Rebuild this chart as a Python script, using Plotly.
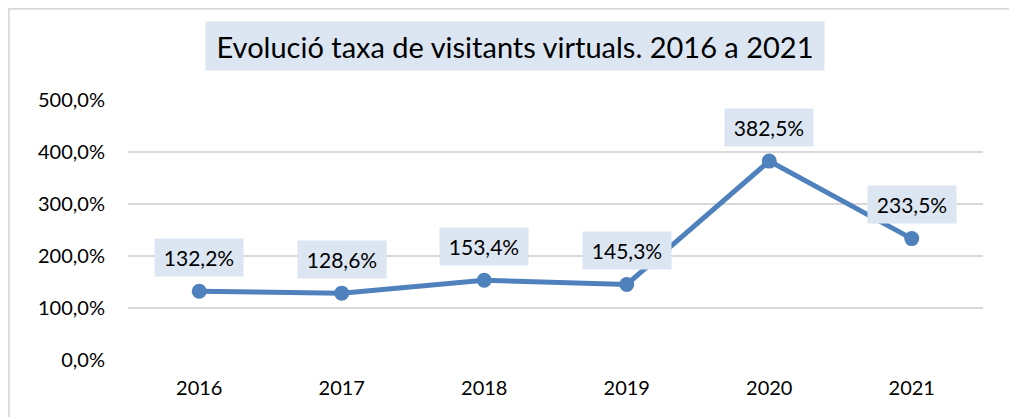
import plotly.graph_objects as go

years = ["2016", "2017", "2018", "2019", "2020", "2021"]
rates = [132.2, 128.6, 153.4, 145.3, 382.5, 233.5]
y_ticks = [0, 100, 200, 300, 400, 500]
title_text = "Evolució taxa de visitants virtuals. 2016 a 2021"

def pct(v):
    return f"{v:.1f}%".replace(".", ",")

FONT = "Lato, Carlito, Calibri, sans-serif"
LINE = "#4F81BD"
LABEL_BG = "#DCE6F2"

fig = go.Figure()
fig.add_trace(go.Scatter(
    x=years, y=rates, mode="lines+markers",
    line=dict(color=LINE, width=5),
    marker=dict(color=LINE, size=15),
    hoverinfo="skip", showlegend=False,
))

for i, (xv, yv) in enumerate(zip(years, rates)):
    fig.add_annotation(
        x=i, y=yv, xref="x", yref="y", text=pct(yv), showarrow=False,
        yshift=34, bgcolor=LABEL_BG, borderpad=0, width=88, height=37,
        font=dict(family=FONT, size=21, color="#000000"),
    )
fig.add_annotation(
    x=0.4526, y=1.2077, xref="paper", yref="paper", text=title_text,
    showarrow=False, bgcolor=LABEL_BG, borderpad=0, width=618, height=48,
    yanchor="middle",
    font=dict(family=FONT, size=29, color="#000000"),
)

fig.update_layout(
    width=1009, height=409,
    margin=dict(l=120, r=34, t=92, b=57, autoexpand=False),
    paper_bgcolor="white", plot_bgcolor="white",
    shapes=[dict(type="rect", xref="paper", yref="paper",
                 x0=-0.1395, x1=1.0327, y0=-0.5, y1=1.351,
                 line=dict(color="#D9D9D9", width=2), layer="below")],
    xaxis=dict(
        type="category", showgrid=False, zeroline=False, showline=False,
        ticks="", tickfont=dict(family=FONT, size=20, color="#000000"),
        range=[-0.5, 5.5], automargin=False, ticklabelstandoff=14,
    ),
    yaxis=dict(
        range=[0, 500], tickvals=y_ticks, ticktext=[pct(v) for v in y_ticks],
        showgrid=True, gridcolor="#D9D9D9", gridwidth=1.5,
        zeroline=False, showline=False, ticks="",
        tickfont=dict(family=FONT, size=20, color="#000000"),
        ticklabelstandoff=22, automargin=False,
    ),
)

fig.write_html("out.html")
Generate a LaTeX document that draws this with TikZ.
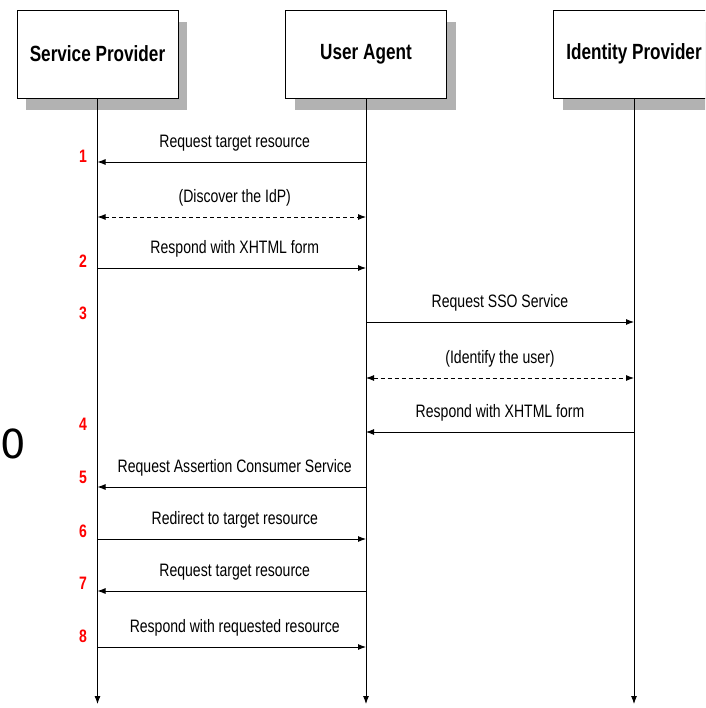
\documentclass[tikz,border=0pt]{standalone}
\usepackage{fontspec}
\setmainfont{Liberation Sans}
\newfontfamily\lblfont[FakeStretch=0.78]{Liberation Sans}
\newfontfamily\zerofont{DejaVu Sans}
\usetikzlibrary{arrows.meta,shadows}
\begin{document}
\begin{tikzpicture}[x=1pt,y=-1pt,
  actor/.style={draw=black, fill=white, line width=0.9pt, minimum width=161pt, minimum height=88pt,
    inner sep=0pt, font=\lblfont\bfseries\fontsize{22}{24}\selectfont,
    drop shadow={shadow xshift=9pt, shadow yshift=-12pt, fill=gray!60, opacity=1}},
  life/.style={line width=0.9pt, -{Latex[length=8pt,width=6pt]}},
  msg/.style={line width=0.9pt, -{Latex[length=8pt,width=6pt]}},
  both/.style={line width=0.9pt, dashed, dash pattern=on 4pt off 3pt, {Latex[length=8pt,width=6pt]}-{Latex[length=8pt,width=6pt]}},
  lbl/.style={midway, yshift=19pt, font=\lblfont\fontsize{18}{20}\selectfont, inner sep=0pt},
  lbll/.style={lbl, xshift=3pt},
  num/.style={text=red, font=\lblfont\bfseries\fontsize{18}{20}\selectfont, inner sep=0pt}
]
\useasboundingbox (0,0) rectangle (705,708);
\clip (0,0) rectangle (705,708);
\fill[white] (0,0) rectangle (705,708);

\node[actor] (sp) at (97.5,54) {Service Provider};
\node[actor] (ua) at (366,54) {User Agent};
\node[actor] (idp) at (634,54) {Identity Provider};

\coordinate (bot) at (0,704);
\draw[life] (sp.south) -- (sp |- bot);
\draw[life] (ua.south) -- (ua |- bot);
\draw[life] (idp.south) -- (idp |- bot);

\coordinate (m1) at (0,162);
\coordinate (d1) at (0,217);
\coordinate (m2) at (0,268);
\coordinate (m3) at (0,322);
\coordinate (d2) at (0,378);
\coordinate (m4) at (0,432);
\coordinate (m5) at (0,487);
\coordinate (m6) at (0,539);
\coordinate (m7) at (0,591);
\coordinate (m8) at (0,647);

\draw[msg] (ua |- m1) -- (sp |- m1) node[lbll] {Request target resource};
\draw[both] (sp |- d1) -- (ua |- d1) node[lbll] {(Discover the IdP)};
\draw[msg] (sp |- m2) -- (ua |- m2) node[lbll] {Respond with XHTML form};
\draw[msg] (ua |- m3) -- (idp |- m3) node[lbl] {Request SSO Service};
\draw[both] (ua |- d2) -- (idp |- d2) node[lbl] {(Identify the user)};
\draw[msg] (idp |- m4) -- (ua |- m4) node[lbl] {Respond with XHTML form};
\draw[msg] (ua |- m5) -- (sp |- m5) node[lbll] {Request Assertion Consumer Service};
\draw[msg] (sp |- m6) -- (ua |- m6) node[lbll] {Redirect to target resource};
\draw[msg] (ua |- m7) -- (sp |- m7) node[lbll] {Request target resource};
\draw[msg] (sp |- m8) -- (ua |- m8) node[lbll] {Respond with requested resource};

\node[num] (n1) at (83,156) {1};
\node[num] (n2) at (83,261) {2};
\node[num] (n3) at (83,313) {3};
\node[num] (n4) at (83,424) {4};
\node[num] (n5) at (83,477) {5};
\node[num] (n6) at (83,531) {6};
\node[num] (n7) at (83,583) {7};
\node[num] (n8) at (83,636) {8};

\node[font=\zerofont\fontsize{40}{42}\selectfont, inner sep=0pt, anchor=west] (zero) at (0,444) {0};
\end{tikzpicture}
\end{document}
++++++++
### BRIEF
Without the pictures, output the full listing exactly as it stands.

### TASK RESULT
Rebuild this chart as a Python script, using Plotly.
import plotly.graph_objects as go

years = ["2016", "2017", "2018", "2019", "2020", "2021"]
rates = [132.2, 128.6, 153.4, 145.3, 382.5, 233.5]
y_ticks = [0, 100, 200, 300, 400, 500]
title_text = "Evolució taxa de visitants virtuals. 2016 a 2021"

def pct(v):
    return f"{v:.1f}%".replace(".", ",")

FONT = "Lato, Carlito, Calibri, sans-serif"
LINE = "#4F81BD"
LABEL_BG = "#DCE6F2"

fig = go.Figure()
fig.add_trace(go.Scatter(
    x=years, y=rates, mode="lines+markers",
    line=dict(color=LINE, width=5),
    marker=dict(color=LINE, size=15),
    hoverinfo="skip", showlegend=False,
))

for i, (xv, yv) in enumerate(zip(years, rates)):
    fig.add_annotation(
        x=i, y=yv, xref="x", yref="y", text=pct(yv), showarrow=False,
        yshift=34, bgcolor=LABEL_BG, borderpad=0, width=88, height=37,
        font=dict(family=FONT, size=21, color="#000000"),
    )
fig.add_annotation(
    x=0.4526, y=1.2077, xref="paper", yref="paper", text=title_text,
    showarrow=False, bgcolor=LABEL_BG, borderpad=0, width=618, height=48,
    yanchor="middle",
    font=dict(family=FONT, size=29, color="#000000"),
)

fig.update_layout(
    width=1009, height=409,
    margin=dict(l=120, r=34, t=92, b=57, autoexpand=False),
    paper_bgcolor="white", plot_bgcolor="white",
    shapes=[dict(type="rect", xref="paper", yref="paper",
                 x0=-0.1395, x1=1.0327, y0=-0.5, y1=1.351,
                 line=dict(color="#D9D9D9", width=2), layer="below")],
    xaxis=dict(
        type="category", showgrid=False, zeroline=False, showline=False,
        ticks="", tickfont=dict(family=FONT, size=20, color="#000000"),
        range=[-0.5, 5.5], automargin=False, ticklabelstandoff=14,
    ),
    yaxis=dict(
        range=[0, 500], tickvals=y_ticks, ticktext=[pct(v) for v in y_ticks],
        showgrid=True, gridcolor="#D9D9D9", gridwidth=1.5,
        zeroline=False, showline=False, ticks="",
        tickfont=dict(family=FONT, size=20, color="#000000"),
        ticklabelstandoff=22, automargin=False,
    ),
)

fig.write_html("out.html")
Generate a LaTeX document that draws this with TikZ.
\documentclass[tikz,border=0pt]{standalone}
\usepackage{fontspec}
\setmainfont{Liberation Sans}
\newfontfamily\lblfont[FakeStretch=0.78]{Liberation Sans}
\newfontfamily\zerofont{DejaVu Sans}
\usetikzlibrary{arrows.meta,shadows}
\begin{document}
\begin{tikzpicture}[x=1pt,y=-1pt,
  actor/.style={draw=black, fill=white, line width=0.9pt, minimum width=161pt, minimum height=88pt,
    inner sep=0pt, font=\lblfont\bfseries\fontsize{22}{24}\selectfont,
    drop shadow={shadow xshift=9pt, shadow yshift=-12pt, fill=gray!60, opacity=1}},
  life/.style={line width=0.9pt, -{Latex[length=8pt,width=6pt]}},
  msg/.style={line width=0.9pt, -{Latex[length=8pt,width=6pt]}},
  both/.style={line width=0.9pt, dashed, dash pattern=on 4pt off 3pt, {Latex[length=8pt,width=6pt]}-{Latex[length=8pt,width=6pt]}},
  lbl/.style={midway, yshift=19pt, font=\lblfont\fontsize{18}{20}\selectfont, inner sep=0pt},
  lbll/.style={lbl, xshift=3pt},
  num/.style={text=red, font=\lblfont\bfseries\fontsize{18}{20}\selectfont, inner sep=0pt}
]
\useasboundingbox (0,0) rectangle (705,708);
\clip (0,0) rectangle (705,708);
\fill[white] (0,0) rectangle (705,708);

\node[actor] (sp) at (97.5,54) {Service Provider};
\node[actor] (ua) at (366,54) {User Agent};
\node[actor] (idp) at (634,54) {Identity Provider};

\coordinate (bot) at (0,704);
\draw[life] (sp.south) -- (sp |- bot);
\draw[life] (ua.south) -- (ua |- bot);
\draw[life] (idp.south) -- (idp |- bot);

\coordinate (m1) at (0,162);
\coordinate (d1) at (0,217);
\coordinate (m2) at (0,268);
\coordinate (m3) at (0,322);
\coordinate (d2) at (0,378);
\coordinate (m4) at (0,432);
\coordinate (m5) at (0,487);
\coordinate (m6) at (0,539);
\coordinate (m7) at (0,591);
\coordinate (m8) at (0,647);

\draw[msg] (ua |- m1) -- (sp |- m1) node[lbll] {Request target resource};
\draw[both] (sp |- d1) -- (ua |- d1) node[lbll] {(Discover the IdP)};
\draw[msg] (sp |- m2) -- (ua |- m2) node[lbll] {Respond with XHTML form};
\draw[msg] (ua |- m3) -- (idp |- m3) node[lbl] {Request SSO Service};
\draw[both] (ua |- d2) -- (idp |- d2) node[lbl] {(Identify the user)};
\draw[msg] (idp |- m4) -- (ua |- m4) node[lbl] {Respond with XHTML form};
\draw[msg] (ua |- m5) -- (sp |- m5) node[lbll] {Request Assertion Consumer Service};
\draw[msg] (sp |- m6) -- (ua |- m6) node[lbll] {Redirect to target resource};
\draw[msg] (ua |- m7) -- (sp |- m7) node[lbll] {Request target resource};
\draw[msg] (sp |- m8) -- (ua |- m8) node[lbll] {Respond with requested resource};

\node[num] (n1) at (83,156) {1};
\node[num] (n2) at (83,261) {2};
\node[num] (n3) at (83,313) {3};
\node[num] (n4) at (83,424) {4};
\node[num] (n5) at (83,477) {5};
\node[num] (n6) at (83,531) {6};
\node[num] (n7) at (83,583) {7};
\node[num] (n8) at (83,636) {8};

\node[font=\zerofont\fontsize{40}{42}\selectfont, inner sep=0pt, anchor=west] (zero) at (0,444) {0};
\end{tikzpicture}
\end{document}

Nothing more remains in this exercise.